RunUpdateProcessor::processAdd->DirectUpdateHandler2::addDoc->doNormalUpdate
private void doNormalUpdate(AddUpdateCommand cmd) throws IOException {
Term updateTerm;
Term idTerm = new Term(idField.getName(), cmd.getIndexedId());
boolean del = false;
updateTerm = idTerm;
RefCounted<IndexWriter> iw = solrCoreState.getIndexWriter(core);
IndexWriter writer = iw.get();
Document luceneDocument = cmd.getLuceneDocument();
writer.updateDocument(updateTerm, luceneDocument);
}
idTerm一般设置为url地址,同一个url地址的文档最后会被覆盖。

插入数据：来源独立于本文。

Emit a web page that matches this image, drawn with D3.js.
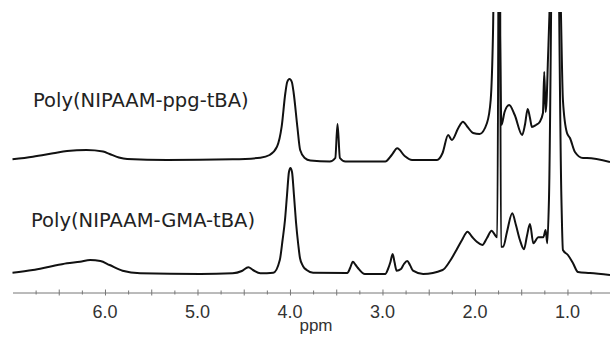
<!DOCTYPE html>
<html>
<head>
<meta charset="utf-8">
<script src="https://cdn.jsdelivr.net/npm/d3@7"></script>
<style>
  body { margin: 0; background: #fff; }
</style>
</head>
<body>
<div id="chart"></div>
<script>
var chartWidth = 610;
var chartHeight = 337;

// Upper spectrum (ppm, intensity above baseline)
var topPpm = [7.00, 6.78, 6.56, 6.41, 6.20, 6.02, 5.95, 5.85, 5.76, 5.33, 4.62, 4.32, 4.22, 4.14, 4.09, 4.05, 4.03,
  4.005, 3.98, 3.96, 3.92, 3.89, 3.84, 3.78, 3.57, 3.51, 3.486, 3.46, 3.40, 2.97, 2.90, 2.84, 2.76, 2.68,
  2.41, 2.35, 2.29, 2.25, 2.18, 2.13, 2.08, 2.02, 1.95, 1.87, 1.83, 1.805, 1.768, 1.73, 1.714, 1.68, 1.63,
  1.57, 1.49, 1.46, 1.43, 1.405, 1.384, 1.34, 1.30, 1.265, 1.251, 1.236, 1.225, 1.211, 1.195, 1.135, 1.07,
  1.049, 1.005, 0.973, 0.919, 0.832, 0.789, 0.54];
var topIntensity = [0.7, 3.3, 6.7, 9, 10, 8.5, 6, 2.5, 1, 0, 0.7, 2.3, 5, 13.3, 33.3, 67, 78,
  81, 78, 67, 33, 10, 2, -0.5, -1.5, 2, 36, 2, -1.5, -1.5, 5, 11.7, 4, 0,
  0, 7, 25, 20, 32, 38.3, 33, 27, 26, 37, 60, 127, 400, 130, 35, 48, 55,
  45, 25, 35, 51, 42, 33, 35, 38, 47, 88, 48, 60, 100, 145, 500, 145,
  60, 27, 22, 8, 2, 2, -2];

// Lower spectrum
var bottomPpm = [7.00, 6.78, 6.60, 6.41, 6.27, 6.16, 6.05, 5.95, 5.81, 5.62, 4.97, 4.62, 4.52, 4.45, 4.40,
  4.32, 4.18, 4.11, 4.08, 4.054, 4.032, 4.011, 3.995, 3.978, 3.957, 3.935, 3.91, 3.892, 3.86, 3.82, 3.75,
  3.38, 3.35, 3.32, 3.29, 3.265, 3.19, 2.97, 2.94, 2.914, 2.89, 2.87, 2.847, 2.80, 2.768, 2.732, 2.703,
  2.67, 2.56, 2.35, 2.27, 2.20, 2.14, 2.08, 2.03, 1.98, 1.92, 1.87, 1.82, 1.784, 1.759, 1.735, 1.719,
  1.694, 1.654, 1.597, 1.557, 1.514, 1.47, 1.438, 1.405, 1.369, 1.315, 1.261, 1.236, 1.218, 1.20, 1.135,
  1.065, 1.049, 0.995, 0.941, 0.886, 0.757, 0.54];
var bottomIntensity = [1.3, 4, 7.3, 10.7, 12.3, 14, 13, 9, 3.3, 0.7, 0, 0.7, 3, 6.7, 4,
  0.7, 1.3, 14, 34, 54, 79, 102, 106, 102, 79, 52, 29, 16, 8, 4, 1.3,
  1, 6, 12.3, 9, 6, 0, 0, 5, 12, 20, 12, 3.3, 5, 10, 13, 9,
  3.3, 0, 4, 13, 24, 34, 42.3, 37, 32.3, 29, 36, 43.3, 39, 36.7, 500, 27.3,
  27.3, 42, 60.7, 49, 34, 24.7, 38, 50, 30.7, 36.7, 36.7, 44, 30.7, 74, 600,
  74, 24, 19, 11, 2, 1, -1];

var traceLabels = ['Poly(NIPAAM-ppg-tBA)', 'Poly(NIPAAM-GMA-tBA)'];
var majorTicks = [6, 5, 4, 3, 2, 1];
var axisTitle = 'ppm';

// Create SVG Element
var svg = d3.select('#chart')
    .append('svg')
    .attr('width', chartWidth)
    .attr('height', chartHeight)
    .style('font-family', 'Liberation Sans, Arial, sans-serif');

// Create Scales (ppm runs right to left)
var scaleX = d3.scaleLinear()
    .domain([7.0, 0.54])
    .range([12.5, 610]);

var scaleTop = d3.scaleLinear()
    .domain([0, 100])
    .range([160, 60]);

var scaleBottom = d3.scaleLinear()
    .domain([0, 100])
    .range([274, 174]);

svg.append('clipPath')
    .attr('id', 'plot-clip')
    .append('rect')
    .attr('x', 0)
    .attr('y', 12)
    .attr('width', chartWidth)
    .attr('height', 280);

// Create Lines
function drawTrace(ppm, intensity, scaleY) {
  var points = d3.zip(ppm, intensity);
  var line = d3.line()
      .x(function(d) {
        return scaleX(d[0]);
      })
      .y(function(d) {
        return scaleY(d[1]);
      })
      .curve(d3.curveMonotoneX);

  svg.append('path')
      .datum(points)
      .attr('clip-path', 'url(#plot-clip)')
      .attr('fill', 'none')
      .attr('stroke', '#111')
      .attr('stroke-width', 2)
      .attr('stroke-linejoin', 'round')
      .attr('d', line);
}

drawTrace(topPpm, topIntensity, scaleTop);
drawTrace(bottomPpm, bottomIntensity, scaleBottom);

// Create Labels
svg.append('text')
    .attr('x', 33)
    .attr('y', 107)
    .attr('font-family', 'DejaVu Sans, sans-serif')
    .attr('font-size', 19.5)
    .attr('fill', '#222')
    .text(traceLabels[0]);

svg.append('text')
    .attr('x', 31)
    .attr('y', 227)
    .attr('font-family', 'DejaVu Sans, sans-serif')
    .attr('font-size', 19.5)
    .attr('fill', '#222')
    .text(traceLabels[1]);

// Create Axis
var minorTicks = d3.range(0.75, 7.0, 0.25);

var axis = svg.append('g')
    .attr('transform', 'translate(0, 292.5)')
    .call(d3.axisBottom(scaleX)
        .tickValues(minorTicks)
        .tickSize(2)
        .tickSizeOuter(0)
        .tickFormat(''));

axis.select('.domain').attr('stroke', '#777');
axis.selectAll('.tick line')
    .attr('stroke', '#777')
    .attr('y1', function(d) {
      return Math.abs(d * 2 - Math.round(d * 2)) < 0.01 ? -3 : -2;
    })
    .attr('y2', function(d) {
      return Math.abs(d * 2 - Math.round(d * 2)) < 0.01 ? 3 : 2;
    });

svg.selectAll('.major-label')
    .data(majorTicks)
    .enter()
    .append('text')
    .attr('class', 'major-label')
    .attr('x', function(d) {
      return scaleX(d);
    })
    .attr('y', 318)
    .attr('text-anchor', 'middle')
    .attr('font-size', 18)
    .attr('fill', '#333')
    .text(function(d) {
      return d3.format('.1f')(d);
    });

svg.append('text')
    .attr('x', 316)
    .attr('y', 331)
    .attr('text-anchor', 'middle')
    .attr('font-size', 17)
    .attr('fill', '#333')
    .text(axisTitle);
</script>
</body>
</html>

getIndexWriter和get函数最终获得SolrIndexWriter。getLuceneDocument函数将SolrInputDocument中的数据添加到lucene的文档Document中。然后调用SolrIndexWriter的updateDocument函数将该文档更新到lucene索引中,其内部会调用lucene的DocumentsWriter的updateDocument函数更新文档。
RunUpdateProcessor::processAdd->DirectUpdateHandler2::addDoc->doNormalUpdate->AddUpdateCommand::getLuceneDocument
public Document getLuceneDocument() {
return DocumentBuilder.toDocument(getSolrInputDocument(), req.getSchema());
}
public static Document toDocument( SolrInputDocument doc, IndexSchema schema ){
Document out = new Document();
for( SolrInputField field : doc ) {
String name = field.getName();
SchemaField sfield = schema.getFieldOrNull(name);
for( Object v : field ) {
addField(out, sfield, v, 1f);
usedFields.add(sfield.getName());
}
}
...
return out;
}
getFieldOrNull表示获取managed-scheme文件中关于field的配置。addField将域添加到lucene的文档中。这里依次遍历SolrInputDocument文档中的域,根据managed-schema文件的配置,将其添加到lucene的文档Document中。